Michael Giberson
The New Republic has an excellent article by Bradford Plumer about the current state of the electric power industry and the prospects of the industry achieving what diverse interests expect of it. (Yes, in TNR, who’d a thunk it?) The article highlights the political economy of regulated electric utilities and their immense lobbying savvy and political sway, and how the existing regulatory framework acts to perpetuate the status quo.
The article leads off with an anecdote about Tom Casten wishing to develop a combined heat and power (CHP) plant for a chemical plant in Louisiana in the early 2000s – you know, one of those win-win-win projects that recycle waste heat to make electric power, reduce air emissions, reduce costs to the industrial company host, and still makes a profit for the CHP company. The proposed project never got off the ground due to the lack of support from the local utility, and that lack of support was attributed to a regulatory structure which rewards utilities for owning power plants rather than minimizing the cost of power to consumers.
The article goes on to tell more stories, and delves into issues like renewable portfolio standards, distributed power, smart grid visions, and how a mostly-regulated industry is going to do tackle all of these changes while not upsetting existing political deals and getting paid a fair rate of return. Overall, the inherent conservatism of the regulatory approach suggests that change is going to come slowly to the industry. It is kind of depressing.
[In] Louisiana, as in most of the United States, state law forbids anyone from stringing up private wires across a public street. Casten couldn’t market his power directly–he could only sell it to the local electric utility. And, because the utility, due to state rules, chiefly earned a profit from the power plants it built and ran itself, it refused to offer anything more than rock-bottom prices for Casten’s recycled power–prices too stingy for the project to work. After many months of bitter wrangling, Cabot gave up entirely. As a final insult, the utility later won approval from regulators to build a brand new fossil-fuel plant, a pricier way to generate electricity that would also add more carbon to the air.

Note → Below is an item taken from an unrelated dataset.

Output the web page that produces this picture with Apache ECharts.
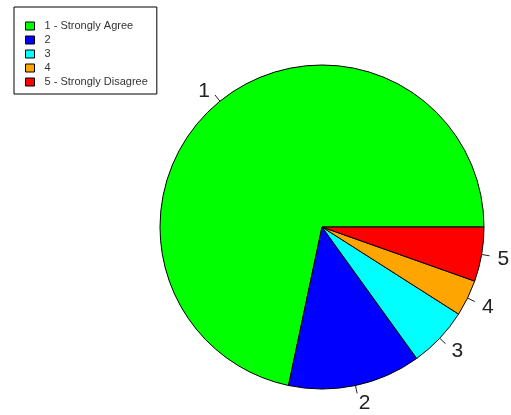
<!DOCTYPE html>
<html>
<head>
<meta charset="utf-8">
<script src="https://cdn.jsdelivr.net/npm/echarts@6/dist/echarts.min.js"></script>
<style>
html,body{margin:0;padding:0;background:#fff;}
#c{width:511px;height:415px;}
</style>
</head>
<body>
<div id="c"></div>
<script>
var categories = ['1 - Strongly Agree', '2', '3', '4', '5 - Strongly Disagree'];
var sliceLabels = ['1', '2', '3', '4', '5'];
var values = [119, 22, 10, 6, 9];
var colors = ['#00FF00', '#0000FF', '#00FFFF', '#FFA500', '#FF0000'];

var chart = echarts.init(document.getElementById('c'), null, {renderer: 'canvas'});
var total = values.reduce(function (a, b) { return a + b; }, 0);
var gap = 8;
var cum = 0;
var data = categories.map(function (n, i) {
  var mid = (cum + values[i] / 2) / total * 2 * Math.PI;
  cum += values[i];
  return {
    name: n,
    value: values[i],
    itemStyle: {color: colors[i]},
    label: {offset: [gap * Math.cos(mid), -gap * Math.sin(mid) + 2]}
  };
});
var font = 'Liberation Sans, Arial, sans-serif';
chart.setOption({
  animation: false,
  backgroundColor: '#fff',
  legend: {
    orient: 'vertical',
    left: 14,
    top: 7,
    data: categories,
    icon: 'rect',
    itemWidth: 9,
    itemHeight: 8,
    itemGap: 2,
    padding: [13, 9, 6, 11],
    borderColor: '#000',
    borderWidth: 1,
    selectedMode: false,
    textStyle: {fontFamily: font, fontSize: 11, color: '#333', lineHeight: 12, padding: [0, 0, 0, 5]},
    itemStyle: {borderColor: '#000', borderWidth: 1}
  },
  series: [{
    type: 'pie',
    center: [322, 227],
    radius: 162,
    startAngle: 0,
    clockwise: false,
    avoidLabelOverlap: false,
    silent: true,
    data: data,
    itemStyle: {borderColor: '#000', borderWidth: 1},
    label: {
      show: true,
      position: 'outside',
      formatter: function (p) { return sliceLabels[p.dataIndex]; },
      fontFamily: font,
      fontSize: 21,
      color: '#222',
      distanceToLabelLine: 0
    },
    labelLine: {show: true, length: 8, length2: 0, lineStyle: {color: '#222', width: 1}},
    emphasis: {disabled: true}
  }]
});
</script>
</body>
</html>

I’ve long been a fan of the idea of allowing “private wires,” that is to say, allowing a non-utility power plant to string a wire in order to reach a customer. So long as utilities can rely on the coercive power of the state to maintain monopoly service territories, electric power entrepreneurs will have to innovate mostly on terms and conditions acceptable to the utilities and their regulators. That is why, as Kurt Yeager of the Galvin Electric Initiative put it, “When it comes to electricity, we’re still living in the era of black rotary phones.”
Allowing private wires will undo the utility industry’s veto on innovation and help foster the kind of creative destruction that consumers need if consumers are going to get what they want.